New Gold Fields CEO Chris Griffith says that, although "a long journey lies ahead", over the past five years the company has laid the foundations on which it can build a "firm path to net zero carbon, much earlier than the 2050 date that our Paris Agreement commitment compels us to".

He adds that while Gold Fields’ gold mining carbon emission intensity is among the lowest in the mining industry, it does not absolve the company of the responsibility to mitigate its impact on the climate.

"We have also advanced plans to introduce renewables at Gruyere, in Australia, and Salares Norte, in Chile, when it commences operating in 2023, and are undertaking studies at St Ives, also in Australia," notes Griffith.

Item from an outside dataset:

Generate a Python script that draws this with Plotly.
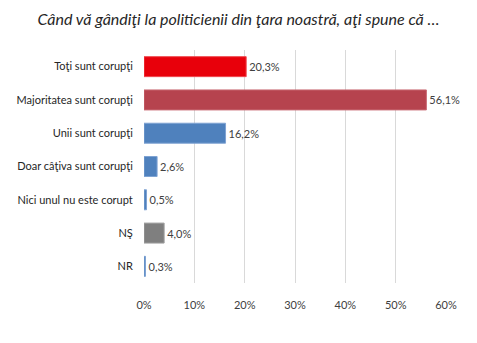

With South Deep’s solar contribution, he says the company is "firmly on track" to increase the share of renewables in the group energy mix from 3% in 2020, to 15% by 2025. "Including hydropower, these percentages would rise from 11% in 2020, to 22% in 2025."

Moreover, Griffith states that although renewables will undoubtedly play a major role in the near future, at present Gold Fields’ climate change mitigating efforts are led by energy savings and energy efficiency initiatives. "These initiatives enabled us to save 700 000 t of CO2e greenhouse-gas emissions over the past five years, with the added benefit of cost savings for our operations."

Sound management of water resources is another critical issue that has taken on renewed urgency as the climate changes, he says.

In this regard, Gold Fields managed to recycle or reuse 71% of its water in 2020 – exceeding its target of 67%.

The miner also managed to reduce its water withdrawal by 17% for every tonne processed in 2020, and achieved an A ranking by global disclosure nonprofit organisation CDP.

Meanwhile, and more ambitiously, Griffith says Gold Fields is examining ways to introduce electric vehicles underground and, in collaboration with equipment manufacturers and its peers at the International Council on Mining and Metals, accelerate the development of electric vehicles for its fleet.

During the course of this year, he says Gold Fields will set and publish targets on its journey to carbon neutrality.